I have always decorated my classroom. I want it to be homey and a place that is welcoming and somewhat comfy for my students. But my past decorating meant hanging cool posters, adding a reading lamp or two, and buying some plants to replace the ones I killed the year before. I’ve also arranged and rearranged my desks so many times, I can’t even remember all of the configurations.
Lately, however, I’ve been feeling a little inadequate. I see the amazing classrooms of other teachers on Instagram and Pinterest and I feel like I’m not measuring up in the classroom environment department. My classroom looks like a dungeon compared to many that I see, and I want to run out to buy new stuff. I’ve even looked online to see how much it would cost to buy some chairs and tables. I was thinking that if I bought a few things this year, I could add a few more next year, and then I might have a classroom that looked like the ones I was drooling over. My seating would be flexible, my walls would be IG and Pinterest worthy…
And then I shook my head.
My job is to educate and when I actually have spare time, I need to be thinking about the best way to engage my students, not how to wow them with the decor of their classroom. Isn’t what they are learning most important? Or will they actually learn more if my room looks more like the coffee shop from Friends than a classroom? I really didn’t know the right answer. I still don’t.
As I was pondering this, I saw a blot post from Kayse Morris of Teaching on Less about why flexible seating didn’t work for her. When I read about her experience with this, I felt like she was echoing my thoughts and concerns about making things too comfy for my teens. She tried it and found it didn’t enhance learning, so she went back to the basics because, as she says, “that’s where the magic happens.” Her post made me feel better and started me thinking about happy mediums and following what I know to be true for my teaching.

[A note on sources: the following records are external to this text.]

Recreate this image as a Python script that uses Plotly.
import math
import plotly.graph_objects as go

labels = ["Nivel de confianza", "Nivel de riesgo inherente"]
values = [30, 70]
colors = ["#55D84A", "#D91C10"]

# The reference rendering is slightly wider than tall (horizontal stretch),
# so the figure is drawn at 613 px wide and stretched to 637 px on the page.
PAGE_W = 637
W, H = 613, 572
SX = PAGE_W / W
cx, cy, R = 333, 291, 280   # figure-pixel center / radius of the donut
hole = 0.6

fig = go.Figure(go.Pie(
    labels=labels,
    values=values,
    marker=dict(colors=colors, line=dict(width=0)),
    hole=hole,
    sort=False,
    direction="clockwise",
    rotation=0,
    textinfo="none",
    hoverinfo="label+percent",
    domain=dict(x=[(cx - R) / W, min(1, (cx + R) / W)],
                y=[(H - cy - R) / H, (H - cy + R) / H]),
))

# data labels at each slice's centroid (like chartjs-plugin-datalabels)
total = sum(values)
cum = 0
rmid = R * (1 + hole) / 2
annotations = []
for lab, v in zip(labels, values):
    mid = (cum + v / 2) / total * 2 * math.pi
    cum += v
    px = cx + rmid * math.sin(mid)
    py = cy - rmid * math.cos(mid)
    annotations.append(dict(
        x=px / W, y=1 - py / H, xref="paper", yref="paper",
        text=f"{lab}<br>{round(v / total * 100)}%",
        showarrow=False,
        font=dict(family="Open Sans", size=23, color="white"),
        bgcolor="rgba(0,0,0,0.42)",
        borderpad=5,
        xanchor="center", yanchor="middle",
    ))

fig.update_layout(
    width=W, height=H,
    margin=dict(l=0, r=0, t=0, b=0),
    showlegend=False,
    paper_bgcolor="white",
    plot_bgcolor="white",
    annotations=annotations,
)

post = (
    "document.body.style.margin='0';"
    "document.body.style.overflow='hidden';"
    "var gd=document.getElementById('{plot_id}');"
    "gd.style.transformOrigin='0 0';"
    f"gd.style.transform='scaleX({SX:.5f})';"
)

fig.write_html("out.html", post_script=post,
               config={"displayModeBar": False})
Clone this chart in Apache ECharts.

I do not, for one moment, think that those who create amazing classroom spaces are not putting learning first. It’s just that I know I don’t have the time and energy (and don’t want to spend the money) to do that. So as I plan my latest classroom “revamp”, I will be thinking about the following things:
1. Everything that I use needs to enhance, not detract from learning. It’s great to use things that make your room cozy, but most things should be learning tools – anchor charts and posters that act as visual reminders for your students. These, thankfully, are cheap. I keep a ton of chart paper, markers and post-its on hand for making anchor charts and the construction of them is also an effective learning activity.

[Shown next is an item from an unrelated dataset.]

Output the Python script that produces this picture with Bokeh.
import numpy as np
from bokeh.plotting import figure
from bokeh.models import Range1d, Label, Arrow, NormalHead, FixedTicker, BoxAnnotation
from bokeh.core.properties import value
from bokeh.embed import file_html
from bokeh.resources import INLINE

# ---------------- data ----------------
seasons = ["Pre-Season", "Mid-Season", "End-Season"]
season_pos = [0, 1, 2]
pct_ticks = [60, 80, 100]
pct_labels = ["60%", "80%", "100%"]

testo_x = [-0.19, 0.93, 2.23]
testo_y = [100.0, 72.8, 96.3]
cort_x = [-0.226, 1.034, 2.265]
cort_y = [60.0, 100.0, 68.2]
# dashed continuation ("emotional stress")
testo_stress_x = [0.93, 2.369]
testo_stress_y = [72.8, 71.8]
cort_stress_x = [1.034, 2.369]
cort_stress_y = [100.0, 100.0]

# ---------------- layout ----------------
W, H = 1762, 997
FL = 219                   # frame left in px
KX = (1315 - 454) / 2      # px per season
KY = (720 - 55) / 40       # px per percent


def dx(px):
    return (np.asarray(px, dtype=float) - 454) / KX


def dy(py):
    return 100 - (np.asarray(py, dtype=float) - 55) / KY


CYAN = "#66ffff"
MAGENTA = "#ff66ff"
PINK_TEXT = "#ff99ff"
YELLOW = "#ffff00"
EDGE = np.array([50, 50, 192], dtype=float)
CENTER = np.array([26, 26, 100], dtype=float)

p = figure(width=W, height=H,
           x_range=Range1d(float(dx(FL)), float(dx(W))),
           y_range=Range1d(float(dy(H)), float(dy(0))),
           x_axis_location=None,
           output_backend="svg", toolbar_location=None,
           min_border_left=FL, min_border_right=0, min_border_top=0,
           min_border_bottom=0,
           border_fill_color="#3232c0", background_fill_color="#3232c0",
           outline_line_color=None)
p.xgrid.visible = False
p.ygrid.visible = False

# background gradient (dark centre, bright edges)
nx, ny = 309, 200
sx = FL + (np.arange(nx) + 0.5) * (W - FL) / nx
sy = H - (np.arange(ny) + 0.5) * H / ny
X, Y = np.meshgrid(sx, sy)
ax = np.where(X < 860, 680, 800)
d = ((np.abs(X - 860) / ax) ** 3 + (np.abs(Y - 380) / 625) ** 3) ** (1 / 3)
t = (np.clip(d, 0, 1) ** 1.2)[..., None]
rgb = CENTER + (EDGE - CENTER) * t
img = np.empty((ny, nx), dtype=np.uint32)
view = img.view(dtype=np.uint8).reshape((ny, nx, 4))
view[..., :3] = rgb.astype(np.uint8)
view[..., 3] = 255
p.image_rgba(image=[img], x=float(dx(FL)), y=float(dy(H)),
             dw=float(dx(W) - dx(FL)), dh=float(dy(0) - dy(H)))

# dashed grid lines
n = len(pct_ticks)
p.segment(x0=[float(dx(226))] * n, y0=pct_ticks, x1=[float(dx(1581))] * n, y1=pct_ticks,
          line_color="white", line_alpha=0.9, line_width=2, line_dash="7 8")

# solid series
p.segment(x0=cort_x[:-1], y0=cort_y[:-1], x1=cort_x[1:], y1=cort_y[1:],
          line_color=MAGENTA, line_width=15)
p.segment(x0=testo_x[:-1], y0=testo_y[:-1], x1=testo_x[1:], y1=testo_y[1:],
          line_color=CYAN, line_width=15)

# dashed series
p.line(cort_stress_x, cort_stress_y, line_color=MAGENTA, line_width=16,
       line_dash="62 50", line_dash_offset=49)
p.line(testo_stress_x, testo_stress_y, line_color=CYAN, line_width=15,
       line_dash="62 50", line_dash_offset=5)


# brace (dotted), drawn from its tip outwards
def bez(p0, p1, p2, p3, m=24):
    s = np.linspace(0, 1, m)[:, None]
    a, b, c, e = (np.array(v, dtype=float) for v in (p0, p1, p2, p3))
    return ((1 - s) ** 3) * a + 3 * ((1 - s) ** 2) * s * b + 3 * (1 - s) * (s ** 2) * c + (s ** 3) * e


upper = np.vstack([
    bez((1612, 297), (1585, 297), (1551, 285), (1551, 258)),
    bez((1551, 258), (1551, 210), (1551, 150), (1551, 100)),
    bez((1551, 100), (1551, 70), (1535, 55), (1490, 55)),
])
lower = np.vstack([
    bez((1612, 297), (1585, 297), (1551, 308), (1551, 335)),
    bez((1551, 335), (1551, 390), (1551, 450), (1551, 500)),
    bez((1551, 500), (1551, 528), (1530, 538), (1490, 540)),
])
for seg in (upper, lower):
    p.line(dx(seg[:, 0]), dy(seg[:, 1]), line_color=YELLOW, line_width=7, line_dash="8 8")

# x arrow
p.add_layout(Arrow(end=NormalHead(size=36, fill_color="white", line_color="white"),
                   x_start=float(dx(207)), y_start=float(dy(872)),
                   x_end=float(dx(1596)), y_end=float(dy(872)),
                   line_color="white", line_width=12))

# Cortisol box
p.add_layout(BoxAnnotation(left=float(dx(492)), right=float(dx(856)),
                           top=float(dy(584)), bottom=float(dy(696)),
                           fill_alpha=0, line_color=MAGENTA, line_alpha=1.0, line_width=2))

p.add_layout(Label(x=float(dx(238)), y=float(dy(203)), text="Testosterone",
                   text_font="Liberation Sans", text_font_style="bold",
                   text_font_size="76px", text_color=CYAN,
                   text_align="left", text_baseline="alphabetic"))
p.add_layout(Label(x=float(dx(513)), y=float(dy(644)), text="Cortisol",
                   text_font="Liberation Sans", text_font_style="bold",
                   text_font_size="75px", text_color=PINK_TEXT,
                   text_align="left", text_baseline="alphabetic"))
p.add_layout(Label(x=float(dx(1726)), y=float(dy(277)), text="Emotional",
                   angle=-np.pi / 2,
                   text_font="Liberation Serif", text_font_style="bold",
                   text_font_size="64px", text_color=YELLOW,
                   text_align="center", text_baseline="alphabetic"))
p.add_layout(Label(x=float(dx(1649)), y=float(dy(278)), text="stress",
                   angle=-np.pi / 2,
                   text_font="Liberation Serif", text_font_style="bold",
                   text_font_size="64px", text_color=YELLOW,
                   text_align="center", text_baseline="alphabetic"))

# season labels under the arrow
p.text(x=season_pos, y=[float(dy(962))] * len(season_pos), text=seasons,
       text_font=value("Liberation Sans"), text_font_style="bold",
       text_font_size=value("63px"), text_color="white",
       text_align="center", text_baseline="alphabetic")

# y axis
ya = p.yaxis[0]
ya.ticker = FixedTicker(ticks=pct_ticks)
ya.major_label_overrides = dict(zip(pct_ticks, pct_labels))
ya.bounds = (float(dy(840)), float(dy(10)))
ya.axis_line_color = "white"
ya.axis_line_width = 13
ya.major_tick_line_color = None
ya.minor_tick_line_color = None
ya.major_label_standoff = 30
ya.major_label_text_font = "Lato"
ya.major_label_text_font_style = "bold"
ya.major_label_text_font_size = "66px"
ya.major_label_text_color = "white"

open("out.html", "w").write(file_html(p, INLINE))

2. Too much “stuff” can be distracting for some learners. We need to be aware of that and keep it simple or have some “quieter” spaces.
3. Anything that helps me and my students stay organized is a good thing and so new items that will do so will go to the top of my list!

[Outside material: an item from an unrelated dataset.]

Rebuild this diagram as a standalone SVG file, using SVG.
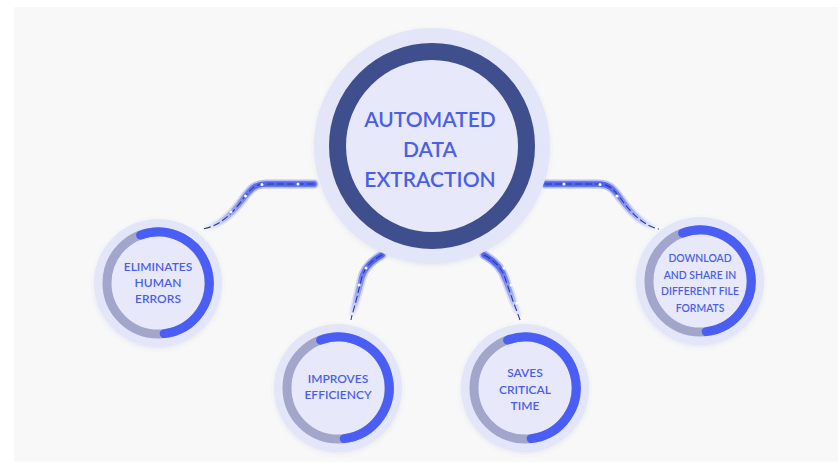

4. I don’t need to spend hundreds of dollars to make my classroom a place that students want to be. I will continue to find inexpensive ways to make my classroom a great space for my students, but I’m going to stop feeling bad about my OK-looking classroom, because I know that the learning that happens there trumps anything else. The lessons and activities I use and the relationships I cultivate will go a whole lot further than any decor item I could buy.
So there it is. I will be redecorating before the school year starts, but I’m going to try to keep my Pinterest-envy at bay. I’ll keep you posted!